Most Canadians were watching or talking about the royal wedding in April, according to the top Google searches of 2011. With many Canadians living below the poverty line what makes us so obsessed with an affluent ceremony for a family we don’t even know?

We only nodded our approval for a brief second after Osama Bin Laden was killed and thrown off a boat.

There was a larger and more profound impact on young Canadians after they found out former leader of the New Democratic Party Jack Layton, and then technological guru Steve Jobs died.
Many felt as if their flocks had lost their way in 2011, losing brave and competent shepherds.

Some could not take the injustices they saw and attached themselves to the international occupy movements across the planet.

Occupy Wall Street, a diverse collective of activists camped in New York City’s financial district, spawned numerous other public tent cities, many even becoming violent. “Occupy the world” was short-lived but the emergence of public upheaval in 2011 shows that it will be remembered as an important origin point when the movement likely resurfaces.

When it came to the election, where were we?
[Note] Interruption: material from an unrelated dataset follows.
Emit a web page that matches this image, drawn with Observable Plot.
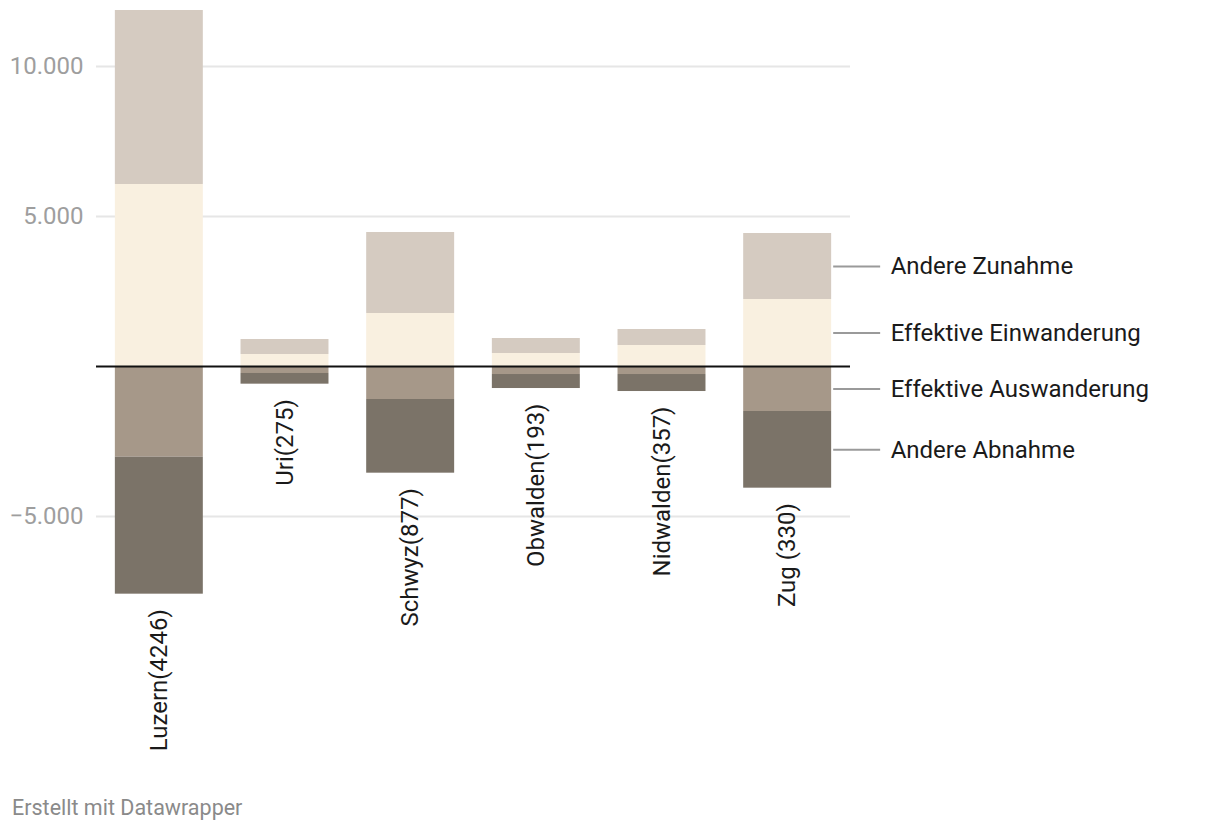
<!DOCTYPE html>
<html>
<head>
<meta charset="utf-8">
<script src="https://cdn.jsdelivr.net/npm/d3@7"></script>
<script src="https://cdn.jsdelivr.net/npm/@observablehq/plot@0.6"></script>
<style>
  html, body { margin: 0; padding: 0; background: #fff; }
  body { width: 1220px; font-family: Roboto, sans-serif; }
  #footer { font-family: Roboto, sans-serif; font-size: 21.5px; line-height: 24px; color: #8a8a8a; margin: 16px 0 0 12px; }
</style>
</head>
<body>
<div id="chart"></div>
<div id="footer">Erstellt mit Datawrapper</div>
<script>
const cantons = ["Luzern(4246)", "Uri(275)", "Schwyz(877)", "Obwalden(193)", "Nidwalden(357)", "Zug (330)"];
const einwanderung = [6067, 400, 1767, 433, 700, 2233];
const andereZunahme = [5800, 500, 2700, 500, 533, 2200];
const auswanderung = [-3022, -233, -1100, -267, -267, -1500];
const andereAbnahme = [-4567, -356, -2456, -467, -567, -2556];
const types = ["Effektive Einwanderung", "Andere Zunahme", "Effektive Auswanderung", "Andere Abnahme"];
const colors = ["#f9f0e0", "#d5cbc1", "#a69889", "#7b7368"];
const yTicks = [-5000, 5000, 10000];

const series = [einwanderung, andereZunahme, auswanderung, andereAbnahme];
const rows = [];
cantons.forEach((c, i) => {
  types.forEach((t, j) => rows.push({canton: c, type: t, value: series[j][i]}));
});

const bottoms = cantons.map((c, i) => ({canton: c, y: auswanderung[i] + andereAbnahme[i]}));

// direct labels at the last bar's segment midpoints
const li = cantons.length - 1;
const legendRows = [
  {label: "Andere Zunahme", y: einwanderung[li] + andereZunahme[li] / 2},
  {label: "Effektive Einwanderung", y: einwanderung[li] / 2},
  {label: "Effektive Auswanderung", y: auswanderung[li] / 2},
  {label: "Andere Abnahme", y: auswanderung[li] + andereAbnahme[li] / 2}
];
const lastCanton = cantons[li];

const fmt = v => (v < 0 ? "\u2212" : "") + d3.format(",")(Math.abs(v)).replace(/,/g, ".");

const chart = Plot.plot({
  width: 1220,
  height: 780,
  marginLeft: 96,
  marginRight: 370,
  marginTop: 6,
  marginBottom: 54,
  style: {fontFamily: "Roboto, sans-serif", fontSize: "24px", background: "#fff"},
  x: {domain: cantons, paddingInner: 0.3, paddingOuter: 0.15, round: false, axis: null},
  y: {domain: [-12000, 12000], axis: null},
  color: {domain: types, range: colors},
  marks: [
    Plot.ruleY(yTicks, {stroke: "#e6e6e6", strokeWidth: 2}),
    Plot.text(yTicks, {y: d => d, text: fmt, frameAnchor: "left", textAnchor: "end", dx: -13, fill: "#9e9e9e", fontSize: 24}),
    Plot.barY(rows, {x: "canton", y: "value", fill: "type"}),
    Plot.ruleY([0], {stroke: "#111", strokeWidth: 2}),
    Plot.text(bottoms, {x: "canton", y: "y", text: "canton", rotate: -90, textAnchor: "end", dy: 15, fill: "#1a1a1a", fontSize: 24}),
    Plot.tickY(legendRows, {x: () => lastCanton, y: "y", stroke: "#9a9a9a", strokeWidth: 2, dx: 90, insetRight: 41}),
    Plot.text(legendRows, {x: () => lastCanton, y: "y", text: "label", textAnchor: "start", dx: 103, fill: "#1a1a1a", fontSize: 24})
  ]
});
document.getElementById("chart").appendChild(chart);
</script>
</body>
</html>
Not at the polling booths. Studies showed Canadians between the ages of 18 and 24 had a voter turnout of about 37 per cent in the 2011 federal election.

Maybe it’s because young voters were too busy searching for Rebecca Black’s Friday on YouTube, which got almost 10 million views this year.
Whether you were talking about how awful her song was or how amazing it was, you were talking about it. Black and her wealthy parents are the physical embodiment of the popular culture craze and how in 2011 money rules all.

In retrospect 2011 was a year in which we should have chosen action but instead we chose distraction.

Daniel Pinchbeck summarized it best in Breaking Open the Head. He said, “We live in a world of media overload and data smog, where everything distracts us from everything else. In my crisis it seemed like a diabolical mechanism carefully designed to keep people from wondering about the real purpose to their endless frantic activity.”